Code smells are signs of low-quality code. In this post, we explored scientific insights on code smells. One clear pattern from the studies we discussed is that long classes are particularly problematic. They make it harder for developers to comprehend what is going on and to make changes, they are more prone to errors and require more effort to change. Code smells like the “Blob Class” and “Spaghetti Code” clearly tie into this. The effect of other code smells on productivity, comprehension, and error-proneness is less clear. These may be more a matter of personal taste or preference.
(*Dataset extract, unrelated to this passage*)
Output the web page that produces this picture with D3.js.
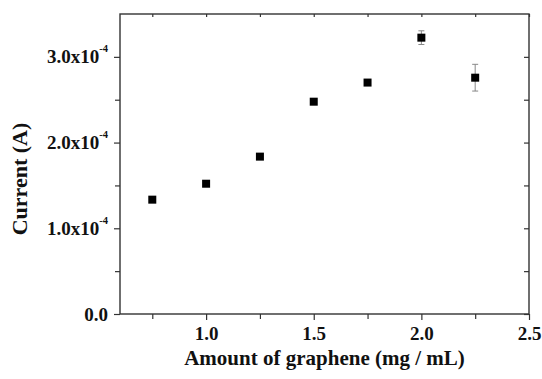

Many code smells are generally introduced in the earliest versions of a class, rather than somewhere during maintenance. Surprisingly, code smells are also more often introduced by experienced developers and those who create the first version of a class, rather than junior developers or other developers maintaining the code. Unfortunately, code smells seem to stick around for a long time. So it is a good idea to invest in the early detection of critical code smells through code reviews, pair programming, and simple code metrics. The studies we shared suggest that this investment is worthwhile because it boosts productivity and decreases the potential for bugs and other errors.